There's no shortage of statistics about the depth of America's opioid epidemic: 72,000 overdose deaths just last year, more than 2 million with problems, and so on. But numbers only begin to tell the whole story. Beth Macy, who has spent three decades reporting on central Appalachia—which she claims is the birthplace of the modern opioid epidemic—focuses her book on social and economic trends and how they affect ordinary people. Our reviewers, colleagues at the Columbia University Division on Substance Use Disorders, are well qualified to comment.

A new volume can be added to the panoply of books detailing the tragedies of the 21st century opioid epidemic. Beth Macy’s Dopesick (Little Brown & Co., 2018) is anchored in a handful of increasingly vocal and public Appalachia families afflicted by the expansion of opioid dealing into small towns and suburbs formerly thought immune to inner-city plagues of addiction. Dopesick largely reads as a human interest story, a series of intertwined portrayals of grief and terror as young family members descend into OxyContin (one quarter of the local high school students had reported trying the drug within two years of its 1996 market launch), then heroin, then synthetic opioids, reflecting the epidemic’ s tragic course.

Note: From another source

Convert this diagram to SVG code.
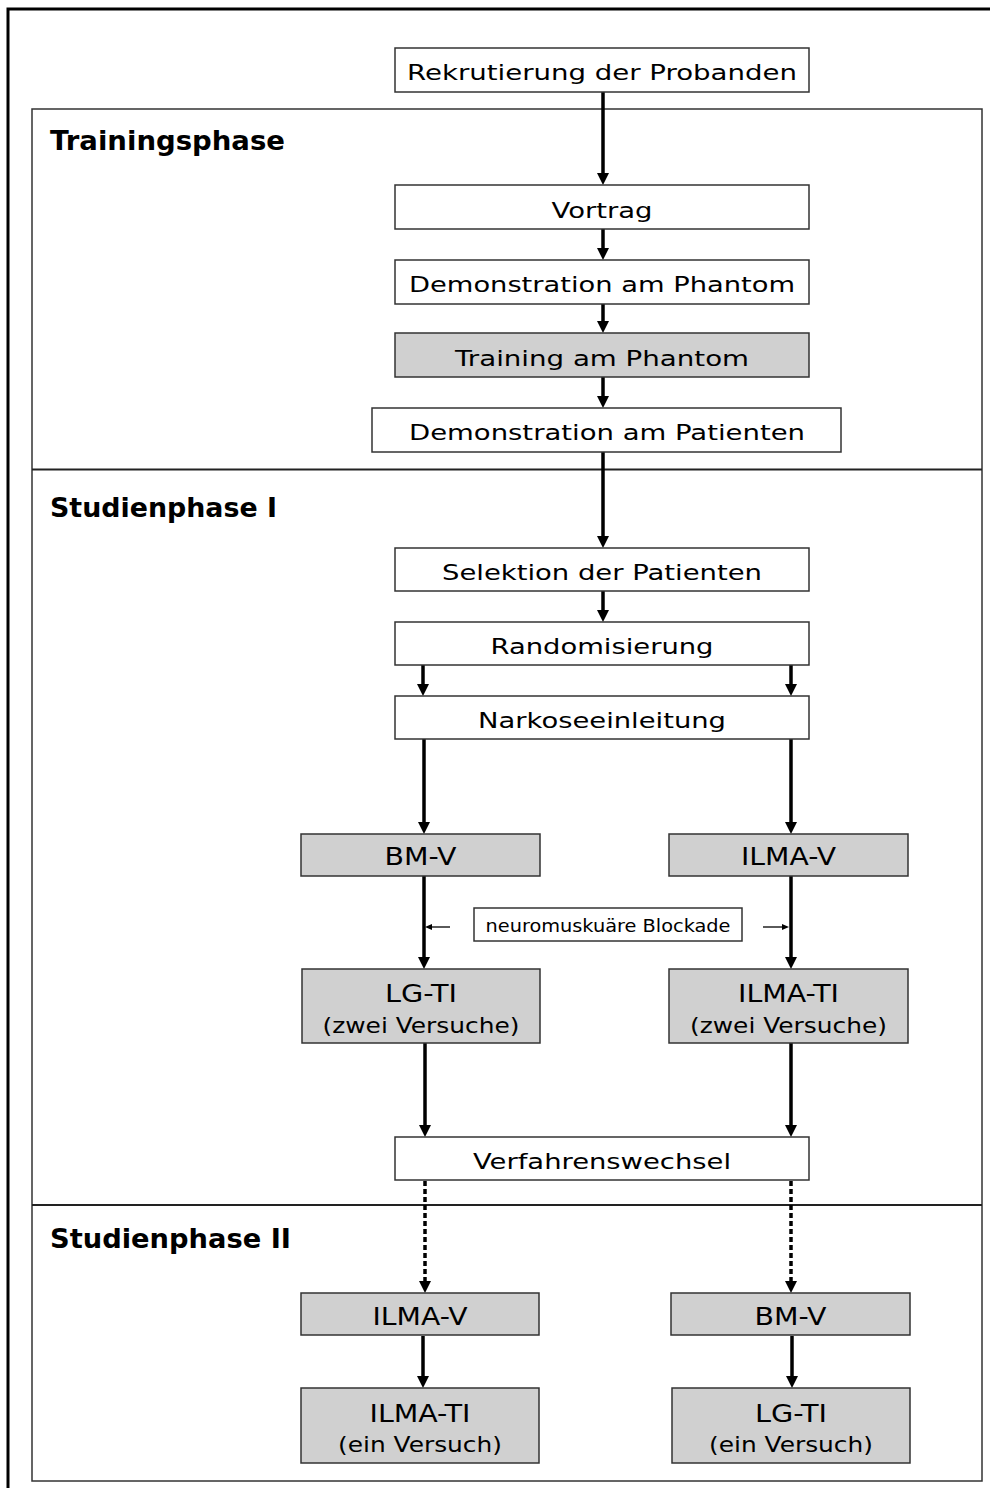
<svg xmlns="http://www.w3.org/2000/svg" width="990" height="1488" viewBox="0 0 990 1488">
<style>
.box{fill:#fff;stroke:#333;stroke-width:1.5}
.gbox{fill:#d0d0d0;stroke:#333;stroke-width:1.5}
.t{font-family:"DejaVu Sans",Verdana,sans-serif;font-size:21px;fill:#000;text-anchor:middle}
.g1{font-family:"DejaVu Sans",Verdana,sans-serif;font-size:24px;fill:#000;text-anchor:middle}
.g2{font-family:"DejaVu Sans",Verdana,sans-serif;font-size:21px;fill:#000;text-anchor:middle}
.s{font-family:"DejaVu Sans",Verdana,sans-serif;font-size:17px;fill:#000;text-anchor:middle}
.h{font-family:"DejaVu Sans",Verdana,sans-serif;font-size:26px;font-weight:bold;fill:#000}
.a{stroke:#000;stroke-width:3.5;fill:none;marker-end:url(#ah)}
.d{stroke:#000;stroke-width:3.5;fill:none;stroke-dasharray:5 3;marker-end:url(#ah)}
.sa{stroke:#000;stroke-width:1.3;fill:none;marker-end:url(#sh)}
.frame{fill:none;stroke:#333;stroke-width:1.5}
</style>
<defs>
<marker id="ah" markerUnits="userSpaceOnUse" markerWidth="12" markerHeight="12" refX="0" refY="6" orient="auto" viewBox="0 0 12 12">
<path d="M0,0 L12,6 L0,12 Z" fill="#000"/>
</marker>
<marker id="sh" markerUnits="userSpaceOnUse" markerWidth="7" markerHeight="6" refX="0" refY="3" orient="auto" viewBox="0 0 7 6">
<path d="M0,0 L7,3 L0,6 Z" fill="#000"/>
</marker>
</defs>
<rect width="990" height="1488" fill="#fff"/>
<path d="M8,1488 V9 H990" fill="none" stroke="#000" stroke-width="3"/>
<g id="phases">
<rect class="frame" x="32" y="109" width="950" height="1372"/>
<line x1="32" y1="469.5" x2="982" y2="469.5" stroke="#222" stroke-width="1.8"/>
<line x1="32" y1="1205" x2="982" y2="1205" stroke="#222" stroke-width="1.8"/>
<text class="h" x="50" y="150" textLength="235" lengthAdjust="spacingAndGlyphs">Trainingsphase</text>
<text class="h" x="50" y="517" textLength="227" lengthAdjust="spacingAndGlyphs">Studienphase I</text>
<text class="h" x="50" y="1248" textLength="241" lengthAdjust="spacingAndGlyphs">Studienphase II</text>
</g>
<g id="connectors">
<line class="a" x1="603" y1="92" x2="603" y2="173"/>
<line class="a" x1="603" y1="229" x2="603" y2="248"/>
<line class="a" x1="603" y1="304" x2="603" y2="321"/>
<line class="a" x1="603" y1="377" x2="603" y2="396"/>
<line class="a" x1="603" y1="452" x2="603" y2="536"/>
<line class="a" x1="603" y1="591" x2="603" y2="610"/>
<line class="a" x1="423" y1="665" x2="423" y2="684"/>
<line class="a" x1="791" y1="665" x2="791" y2="684"/>
<line class="a" x1="424" y1="739" x2="424" y2="822"/>
<line class="a" x1="791" y1="739" x2="791" y2="822"/>
<line class="a" x1="424" y1="876" x2="424" y2="957"/>
<line class="a" x1="791" y1="876" x2="791" y2="957"/>
<line class="sa" x1="450" y1="927" x2="432" y2="927"/>
<line class="sa" x1="763" y1="927" x2="782" y2="927"/>
<line class="a" x1="425" y1="1043" x2="425" y2="1125"/>
<line class="a" x1="791" y1="1043" x2="791" y2="1125"/>
<line class="d" x1="425" y1="1181" x2="425" y2="1281"/>
<line class="d" x1="791" y1="1181" x2="791" y2="1281"/>
<line class="a" x1="423" y1="1336" x2="423" y2="1376"/>
<line class="a" x1="792" y1="1336" x2="792" y2="1376"/>
</g>
<g id="n-rekrutierung"><rect class="box" x="395" y="48" width="414" height="44"/><text class="t" x="602" y="80" textLength="390" lengthAdjust="spacingAndGlyphs">Rekrutierung der Probanden</text></g>
<g id="n-vortrag"><rect class="box" x="395" y="185" width="414" height="44"/><text class="t" x="602" y="218" textLength="101" lengthAdjust="spacingAndGlyphs">Vortrag</text></g>
<g id="n-demo-phantom"><rect class="box" x="395" y="260" width="414" height="44"/><text class="t" x="602" y="292" textLength="386" lengthAdjust="spacingAndGlyphs">Demonstration am Phantom</text></g>
<g id="n-training"><rect class="gbox" x="395" y="333" width="414" height="44"/><text class="t" x="602" y="366" textLength="294" lengthAdjust="spacingAndGlyphs">Training am Phantom</text></g>
<g id="n-demo-patient"><rect class="box" x="372" y="408" width="469" height="44"/><text class="t" x="607" y="440" textLength="396" lengthAdjust="spacingAndGlyphs">Demonstration am Patienten</text></g>
<g id="n-selektion"><rect class="box" x="395" y="548" width="414" height="43"/><text class="t" x="602" y="580" textLength="320" lengthAdjust="spacingAndGlyphs">Selektion der Patienten</text></g>
<g id="n-random"><rect class="box" x="395" y="622" width="414" height="43"/><text class="t" x="602" y="654" textLength="223" lengthAdjust="spacingAndGlyphs">Randomisierung</text></g>
<g id="n-narkose"><rect class="box" x="395" y="696" width="414" height="43"/><text class="t" x="602" y="728" textLength="248" lengthAdjust="spacingAndGlyphs">Narkoseeinleitung</text></g>
<g id="n-bmv1"><rect class="gbox" x="301" y="834" width="239" height="42"/><text class="g1" x="420.5" y="865" textLength="72" lengthAdjust="spacingAndGlyphs">BM-V</text></g>
<g id="n-ilmav1"><rect class="gbox" x="669" y="834" width="239" height="42"/><text class="g1" x="788.5" y="865" textLength="95" lengthAdjust="spacingAndGlyphs">ILMA-V</text></g>
<g id="n-blockade"><rect class="box" x="474" y="908" width="268" height="33"/><text class="s" x="608" y="932" textLength="245" lengthAdjust="spacingAndGlyphs">neuromuskuäre Blockade</text></g>
<g id="n-lgti1"><rect class="gbox" x="302" y="969" width="238" height="74"/><text class="g1" x="421" y="1002" textLength="72" lengthAdjust="spacingAndGlyphs">LG-TI</text><text class="g2" x="421" y="1033" textLength="197" lengthAdjust="spacingAndGlyphs">(zwei Versuche)</text></g>
<g id="n-ilmati1"><rect class="gbox" x="669" y="969" width="239" height="74"/><text class="g1" x="788.5" y="1002" textLength="101" lengthAdjust="spacingAndGlyphs">ILMA-TI</text><text class="g2" x="788.5" y="1033" textLength="197" lengthAdjust="spacingAndGlyphs">(zwei Versuche)</text></g>
<g id="n-wechsel"><rect class="box" x="395" y="1137" width="414" height="43"/><text class="t" x="602" y="1169" textLength="258" lengthAdjust="spacingAndGlyphs">Verfahrenswechsel</text></g>
<g id="n-ilmav2"><rect class="gbox" x="301" y="1293" width="238" height="42"/><text class="g1" x="420" y="1325" textLength="95" lengthAdjust="spacingAndGlyphs">ILMA-V</text></g>
<g id="n-bmv2"><rect class="gbox" x="671" y="1293" width="239" height="42"/><text class="g1" x="790.5" y="1325" textLength="72" lengthAdjust="spacingAndGlyphs">BM-V</text></g>
<g id="n-ilmati2"><rect class="gbox" x="301" y="1388" width="238" height="75"/><text class="g1" x="420" y="1422" textLength="101" lengthAdjust="spacingAndGlyphs">ILMA-TI</text><text class="g2" x="420" y="1452" textLength="164" lengthAdjust="spacingAndGlyphs">(ein Versuch)</text></g>
<g id="n-lgti2"><rect class="gbox" x="672" y="1388" width="238" height="75"/><text class="g1" x="791" y="1422" textLength="72" lengthAdjust="spacingAndGlyphs">LG-TI</text><text class="g2" x="791" y="1452" textLength="164" lengthAdjust="spacingAndGlyphs">(ein Versuch)</text></g>
</svg>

These painful and personal stories form the heart of Macy’s book and make it perhaps the most empathic of the volumes regarding the epidemic. That she can represent a major drug dealer with as much compassion as the grieving families of teenagers and young adults who died because of his trade speaks to her Southern warmth. Her shrewd tirelessness as a journalist enables her to discern the fault lines of the stories that matter most.